┌────────
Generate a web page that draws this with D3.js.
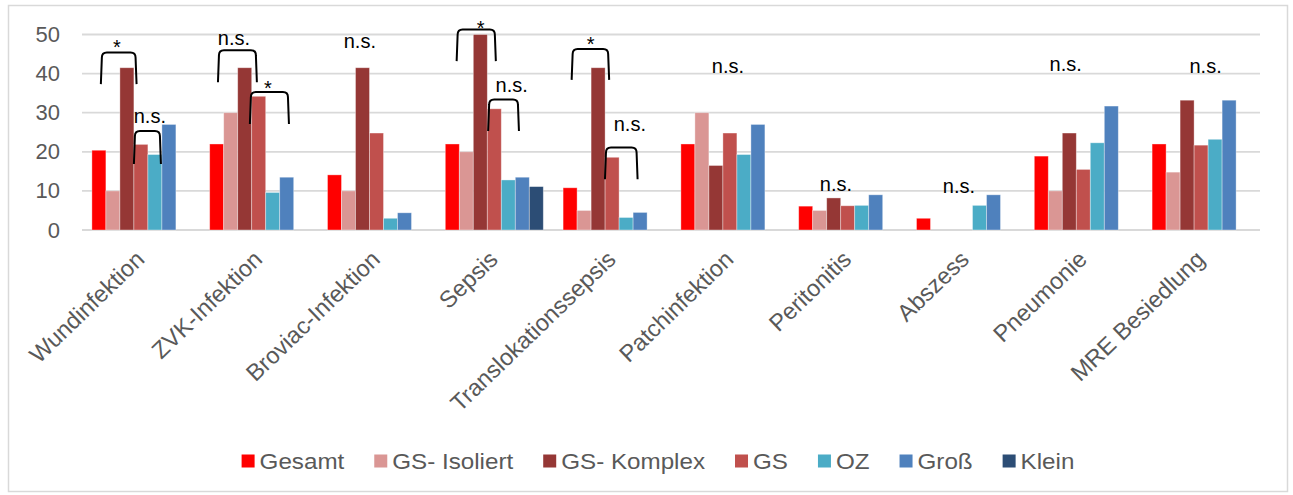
<!DOCTYPE html>
<html>
<head>
<meta charset="utf-8">
<script src="https://cdn.jsdelivr.net/npm/d3@7"></script>
<style>
  html, body { margin: 0; padding: 0; background: #fff; }
  svg { display: block; font-family: "Liberation Sans", Arial, sans-serif; }
</style>
</head>
<body>
<svg id="chart" width="1293" height="495"></svg>
<script>
// Infection categories (x axis)
const categories = ["Wundinfektion", "ZVK-Infektion", "Broviac-Infektion", "Sepsis",
  "Translokationssepsis", "Patchinfektion", "Peritonitis", "Abszess", "Pneumonie", "MRE Besiedlung"];

// Series names (legend order = bar order)
const seriesNames = ["Gesamt", "GS- Isoliert", "GS- Komplex", "GS", "OZ", "Groß", "Klein"];

// Rates in % per series, one value per category
const gesamt     = [20.4, 22.0, 14.1, 22.0, 10.8, 22.0, 6.1, 3.0, 18.9, 22.0];
const gsIsoliert = [10.0, 30.0, 10.0, 20.0, 5.0, 30.0, 5.0, 0, 10.0, 14.8];
const gsKomplex  = [41.5, 41.5, 41.5, 50.0, 41.5, 16.5, 8.2, 0, 24.8, 33.2];
const gs         = [21.9, 34.2, 24.8, 31.0, 18.6, 24.8, 6.2, 0, 15.5, 21.7];
const oz         = [19.3, 9.6, 3.0, 12.8, 3.2, 19.3, 6.3, 6.3, 22.3, 23.2];
const gross      = [27.0, 13.5, 4.4, 13.5, 4.5, 27.0, 9.0, 9.0, 31.7, 33.2];
const klein      = [0, 0, 0, 11.1, 0, 0, 0, 0, 0, 0];

const seriesValues = [gesamt, gsIsoliert, gsKomplex, gs, oz, gross, klein];
const seriesColors = ["#FF0000", "#DA9694", "#953735", "#C0504D", "#4BACC6", "#4F81BD", "#2C4D75"];

// Y axis ticks
const yTicks = [0, 10, 20, 30, 40, 50];

// Significance brackets: category, span in bar slots, top and foot value
const brackets = [
  { cat: "Wundinfektion",        from: 0.64, to: 3.19, top: 45.4, foot: 37.3 },
  { cat: "Wundinfektion",        from: 3.00, to: 4.93, top: 25.3, foot: 16.9 },
  { cat: "ZVK-Infektion",        from: 0.59, to: 3.37, top: 46.0, foot: 37.8 },
  { cat: "ZVK-Infektion",        from: 2.87, to: 5.66, top: 35.3, foot: 27.1 },
  { cat: "Sepsis",               from: 0.81, to: 3.61, top: 51.3, foot: 43.2 },
  { cat: "Sepsis",               from: 3.06, to: 5.26, top: 33.4, foot: 25.3 },
  { cat: "Translokationssepsis", from: 0.61, to: 3.29, top: 46.3, foot: 38.4 },
  { cat: "Translokationssepsis", from: 2.99, to: 5.32, top: 21.1, foot: 13.0 }
];

// Significance labels: category, slot position, baseline value
const sigLabels = [
  { cat: "Wundinfektion",        pos: 1.79, v: 45.1, text: "*" },
  { cat: "Wundinfektion",        pos: 4.14, v: 27.3, text: "n.s." },
  { cat: "ZVK-Infektion",        pos: 1.73, v: 47.3, text: "n.s." },
  { cat: "ZVK-Infektion",        pos: 4.16, v: 34.4, text: "*" },
  { cat: "Broviac-Infektion",    pos: 2.31, v: 46.6, text: "n.s." },
  { cat: "Sepsis",               pos: 2.52, v: 49.8, text: "*" },
  { cat: "Sepsis",               pos: 4.74, v: 35.2, text: "n.s." },
  { cat: "Translokationssepsis", pos: 1.96, v: 45.9, text: "*" },
  { cat: "Translokationssepsis", pos: 4.77, v: 25.4, text: "n.s." },
  { cat: "Patchinfektion",       pos: 3.36, v: 40.2, text: "n.s." },
  { cat: "Peritonitis",          pos: 2.66, v: 10.1, text: "n.s." },
  { cat: "Abszess",              pos: 3.03, v: 9.5,  text: "n.s." },
  { cat: "Pneumonie",            pos: 2.24, v: 40.7, text: "n.s." },
  { cat: "MRE Besiedlung",       pos: 3.82, v: 40.2, text: "n.s." }
];

const svg = d3.select("#chart");
const plot = { left: 82, right: 1260, top: 34.5, bottom: 230 };
const gridColor = "#d9d9d9";
const textColor = "#595959";

// outer frame
svg.append("rect")
  .attr("x", 8.5).attr("y", 5.5)
  .attr("width", 1279).attr("height", 486)
  .attr("fill", "#fff").attr("stroke", gridColor).attr("stroke-width", 1.5);

const x0 = d3.scaleBand().domain(categories)
  .range([plot.left, plot.right]).paddingInner(0.168).paddingOuter(0.084);
const x1 = d3.scaleBand().domain(d3.range(seriesNames.length))
  .range([0, x0.bandwidth()]).padding(0);
const y = d3.scaleLinear().domain([0, 50]).range([plot.bottom, plot.top]);

// gridlines
svg.append("g").selectAll("line").data(yTicks).join("line")
  .attr("x1", plot.left).attr("x2", plot.right)
  .attr("y1", d => y(d)).attr("y2", d => y(d))
  .attr("stroke", gridColor).attr("stroke-width", 1.8);

// y axis labels
const yAxis = d3.axisLeft(y).tickValues(yTicks).tickSize(0).tickPadding(0);
const yg = svg.append("g").attr("transform", "translate(60,0)").call(yAxis);
yg.select(".domain").remove();
yg.selectAll("text").attr("font-size", 22).attr("fill", textColor)
  .attr("font-family", "Liberation Sans, Arial, sans-serif");

// bars
const groups = svg.append("g").selectAll("g").data(categories).join("g")
  .attr("transform", d => `translate(${x0(d)},0)`);
groups.selectAll("rect")
  .data((c, ci) => seriesValues.map((vals, si) => ({ si, v: vals[ci] })).filter(d => d.v > 0))
  .join("rect")
  .attr("x", d => x1(d.si))
  .attr("width", x1.bandwidth())
  .attr("y", d => y(d.v))
  .attr("height", d => y(0) - y(d.v))
  .attr("fill", d => seriesColors[d.si])
  .attr("stroke", "rgba(255,255,255,0.45)")
  .attr("stroke-width", 0.8);

// category labels
const xAxis = d3.axisBottom(x0).tickSize(0).tickPadding(0);
const xg = svg.append("g").attr("transform", `translate(0,${plot.bottom})`).call(xAxis);
xg.select(".domain").remove();
xg.selectAll("text")
  .attr("font-size", 23.5).attr("fill", textColor)
  .attr("font-family", "Liberation Sans, Arial, sans-serif")
  .attr("text-anchor", "end")
  .attr("dy", null).attr("y", null)
  .attr("transform", "translate(5,31) rotate(-44)");

// significance brackets
const slot = x1.step();
const r = 5;
svg.append("g").selectAll("path").data(brackets).join("path")
  .attr("d", b => {
    const xl = x0(b.cat) + b.from * slot, xr = x0(b.cat) + b.to * slot;
    const yt = y(b.top), yf = y(b.foot);
    return `M${xl},${yf} L${xl + 1},${yt + r} Q${xl + 1},${yt} ${xl + 1 + r},${yt}` +
           ` L${xr - 1 - r},${yt} Q${xr - 1},${yt} ${xr - 1},${yt + r} L${xr},${yf}`;
  })
  .attr("fill", "none").attr("stroke", "#000").attr("stroke-width", 2);

svg.append("g").selectAll("text").data(sigLabels).join("text")
  .attr("x", d => x0(d.cat) + d.pos * slot)
  .attr("y", d => y(d.v))
  .attr("text-anchor", "middle")
  .attr("font-size", 20).attr("fill", "#000")
  .text(d => d.text);

// legend
const legend = svg.append("g");
const sx = 1.1, sw = 13, gapText = 5, gapItem = 30, legendCenter = 658, legendY = 461;
const items = legend.selectAll("g").data(seriesNames).join("g");
items.append("rect").attr("width", sw).attr("height", sw).attr("y", -sw / 2)
  .attr("fill", (d, i) => seriesColors[i]);
items.append("text")
  .attr("transform", `translate(${sw + gapText},0) scale(${sx},1)`)
  .attr("dy", "0.35em")
  .attr("font-size", 22).attr("fill", textColor)
  .text(d => d);
let cursor = 0;
const offsets = [];
items.each(function () {
  const tw = d3.select(this).select("text").node().getComputedTextLength() * sx;
  offsets.push(cursor);
  cursor += sw + gapText + tw + gapItem;
});
const totalW = cursor - gapItem;
const startX = legendCenter - totalW / 2;
items.attr("transform", (d, i) => `translate(${startX + offsets[i]},${legendY})`);
</script>
</body>
</html>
└────────
Given task:
Repeat the listing above up to and including the line with "const yTicks = [0, 10, 20, 30, 40, 50];", starting from its first line. Drop any pictures.

Solution:
Generate a web page that draws this with D3.js.
<!DOCTYPE html>
<html>
<head>
<meta charset="utf-8">
<script src="https://cdn.jsdelivr.net/npm/d3@7"></script>
<style>
  html, body { margin: 0; padding: 0; background: #fff; }
  svg { display: block; font-family: "Liberation Sans", Arial, sans-serif; }
</style>
</head>
<body>
<svg id="chart" width="1293" height="495"></svg>
<script>
// Infection categories (x axis)
const categories = ["Wundinfektion", "ZVK-Infektion", "Broviac-Infektion", "Sepsis",
  "Translokationssepsis", "Patchinfektion", "Peritonitis", "Abszess", "Pneumonie", "MRE Besiedlung"];

// Series names (legend order = bar order)
const seriesNames = ["Gesamt", "GS- Isoliert", "GS- Komplex", "GS", "OZ", "Groß", "Klein"];

// Rates in % per series, one value per category
const gesamt     = [20.4, 22.0, 14.1, 22.0, 10.8, 22.0, 6.1, 3.0, 18.9, 22.0];
const gsIsoliert = [10.0, 30.0, 10.0, 20.0, 5.0, 30.0, 5.0, 0, 10.0, 14.8];
const gsKomplex  = [41.5, 41.5, 41.5, 50.0, 41.5, 16.5, 8.2, 0, 24.8, 33.2];
const gs         = [21.9, 34.2, 24.8, 31.0, 18.6, 24.8, 6.2, 0, 15.5, 21.7];
const oz         = [19.3, 9.6, 3.0, 12.8, 3.2, 19.3, 6.3, 6.3, 22.3, 23.2];
const gross      = [27.0, 13.5, 4.4, 13.5, 4.5, 27.0, 9.0, 9.0, 31.7, 33.2];
const klein      = [0, 0, 0, 11.1, 0, 0, 0, 0, 0, 0];

const seriesValues = [gesamt, gsIsoliert, gsKomplex, gs, oz, gross, klein];
const seriesColors = ["#FF0000", "#DA9694", "#953735", "#C0504D", "#4BACC6", "#4F81BD", "#2C4D75"];

// Y axis ticks
const yTicks = [0, 10, 20, 30, 40, 50];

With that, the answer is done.